ROBOTISATION ET INTELLIGENCE ARTIFICIELLE : LE MALAISE

Par: Léon Ouaknine


Les gens ont peur de la robotique et de l’intelligence artificielle. Bien qu’il y ait un lien entre les deux, il s’agit dans les faits de deux problématiques distinctes.
En ce qui touche à la robotisation, la peur découle d’une transformation du mode de production économique, telle qu’elle éliminera des secteurs entiers du monde du travail et ce dans presque tous les domaines. On prévoit que dans les deux ou trois prochaines décennies, un emploi sur trois disparaîtra. D’autres emplois surgiront mais tout laisse penser qu’il y en aura beaucoup moins. De plus, contrairement à la croyance populaire, il y a plus de chances de voir des emplois de très haute technicité disparaître que dans ce qui touche aux services à la personne. Par exemple, il y aura plus de disparition de postes de chirurgiens et de médecins, que de coiffeurs, car le coût de la robotisation de coiffeur sera bien plus élevé que le gain espéré. Idem pour les femmes et hommes de ménage. Le secteur du transport et du camionnage va littéralement fondre. Pensez aux chauffeurs de taxi à Londres qui passaient au moins 2 ans à mémoriser les milliers de rue de la ville, et d’un coup avec le GPS, leur utilité a disparu en l’espace d’un éclair, avec les voitures autonomes, ce sera un secteur enterré dans une quinzaine d’années. Le pire est que la scolarisation accrue n’aidera qu’un petit pourcentage de gens, ceux capables de maîtriser des processus très complexes. 
Cette robotisation accrue de l’économie repose évidemment sur un développement accéléré de logiciels de plus en plus puissants, par exemple dans la traduction, dans quelques années, je me demande même si ça vaudra le coup d’apprendre des langues étrangères, tant il sera facile d’avoir un traducteur logé dans une oreille et qui traduira dans les deux sens, ce que vous dites et ce que vous entendez. Ces logiciels toutefois ne seront pas dotés d’IAG (Intelligence Artificielle Générale)
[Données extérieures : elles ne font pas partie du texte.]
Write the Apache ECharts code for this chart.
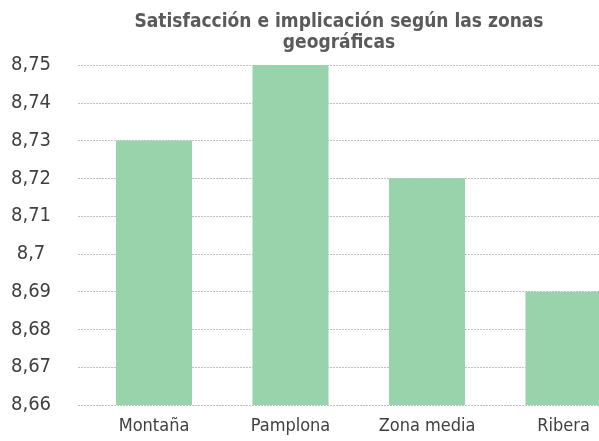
<!DOCTYPE html>
<html>
<head>
<meta charset="utf-8">
<script src="https://cdn.jsdelivr.net/npm/echarts@6/dist/echarts.min.js"></script>
<style>
  html, body { margin: 0; padding: 0; background: #fff; }
  #main { width: 599px; height: 441px; }
</style>
</head>
<body>
<div id="main"></div>
<script>
var categories = ['Montaña', 'Pamplona', 'Zona media', 'Ribera'];
var values = [8.73, 8.75, 8.72, 8.69];
var yMin = 8.66, yMax = 8.75, yStep = 0.01;

var font = "'Liberation Sans Narrow', 'DejaVu Sans Condensed', 'Roboto', sans-serif";

// the original chart is cut on the right, so the x axis runs past the last band
var xData = values.map(function (v, i) { return [i, v]; });

var chartDom = document.getElementById('main');
var myChart = echarts.init(chartDom);
var option;

option = {
  animation: false,
  title: {
    text: 'Satisfacción e implicación según las zonas\ngeográficas',
    left: 334,
    textAlign: 'center',
    top: 7,
    textStyle: {
      fontFamily: font,
      fontWeight: 'bold',
      fontSize: 19,
      lineHeight: 21,
      color: '#5a5a5a'
    }
  },
  grid: {
    left: 78,
    top: 65,
    right: 0,
    height: 340
  },
  xAxis: {
    type: 'value',
    min: -0.557,
    max: 3.26,
    axisLine: { show: false },
    axisTick: { show: false },
    splitLine: { show: false },
    axisLabel: {
      customValues: [0, 1, 2, 3],
      fontFamily: font,
      fontSize: 18,
      color: '#404040',
      margin: 12,
      formatter: function (v) { return categories[Math.round(v)]; }
    }
  },
  yAxis: {
    type: 'value',
    min: yMin,
    max: yMax,
    interval: yStep,
    axisLine: { show: false },
    axisTick: { show: false },
    axisLabel: {
      fontFamily: font,
      fontSize: 20,
      color: '#404040',
      align: 'center',
      margin: 47,
      formatter: function (v) {
        return String(Math.round(v * 100) / 100).replace('.', ',');
      }
    },
    splitLine: {
      lineStyle: { color: '#c0c0c0', type: [2, 1], width: 1 }
    }
  },
  series: [
    {
      type: 'bar',
      data: xData,
      barWidth: 76,
      clip: true,
      itemStyle: { color: '#99d3ac' }
    }
  ]
};

option && myChart.setOption(option);
</script>
</body>
</html>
Le développement d’une véritable IAG

Un nombre non négligeable de scientifiques de haut rang (Stephen Hawking, Nick Bostrom, Mark Teiggart ...) et d’entrepreneurs hors du commun comme Elon Musk, ont exprimé de vives inquiétudes quant à l’apparition d’IAG, car celles-ci pourraient rapidement atteindre un niveau d’intelligence comparable à l’intelligence humaine et ensuite procéder de façon exponentielle à leur amélioration continue pour atteindre un seuil qui les situeraient dans un rapport à l’homme comme celui-ci l’est par rapport au chien ou même à la fourmi, autrement dit une intelligence si colossale que l’espèce humaine n’aurait aucune chance de survie si une telle intelligence décidait de l’éliminer comme on élimine un insecte nuisible. 
Et c’est sur ce point que j’accroche.
Si effectivement une telle intelligence était dotée d’agentivité - c’est-à-dire d’intentionnalité couplée à la capacité d’agir - je ne donnerais pas cher de la peau de l’humanité car si on se fie à l’histoire de l’homo sapiens sapiens, celui-ci a montré une détermination cruelle à instaurer son règne sur toutes les autres espèces. 
Cependant, je n’arrive pas à comprendre comment une « pure » intelligence si puissante soit-elle exhiberait une volonté quelconque, à moins qu’elle n’ait été programmée à cet effet. L’intelligence en soi, ne génère pas la volonté ni le désir, ne nourrit aucune passion, ni ne cultive aucune vertu. Ces dispositions ont leur sources dans les structures les plus primitives et essentielles du cerveau, comme la faim, la soif, l’instinct de survie et de reproduction. L’intelligence est une capacité à comprendre, pas à vouloir. Or le désir est à la source de tout acte volontaire, mais d’où vient le désir ? Si je me fie à la biologie évolutionniste, le désir surgit du manque et chez les humains, s’accompagne de la conscience de ce manque. Le manque est spécifique aux êtres vivants, car il est la condition sin qua non de la survie. Le hasard a sélectionné au cours des âges les ensembles moléculaires aptes à survivre, les autres ensembles disparaissent purement et simplement de l’environnement. La vie est une machine capable de lutter contre l’entropie, le seul ensemble négantropique connu. Or une IAG, à moins qu’elle n’ait été programmée pour cela, ne «souffrirait » d’aucun manque, n’aurait donc aucun désir, aucune volonté propre, même si elle était dotée d’une conscience de soi artificielle. 
L’idée que le désir et subséquemment la conscience de soi, la volonté, puis l’intentionnalité et l’agentivité puissent accidentellement surgir me paraît absurde. 
Le danger par contre est réel, si on programme une IAG avec des impératifs de survie.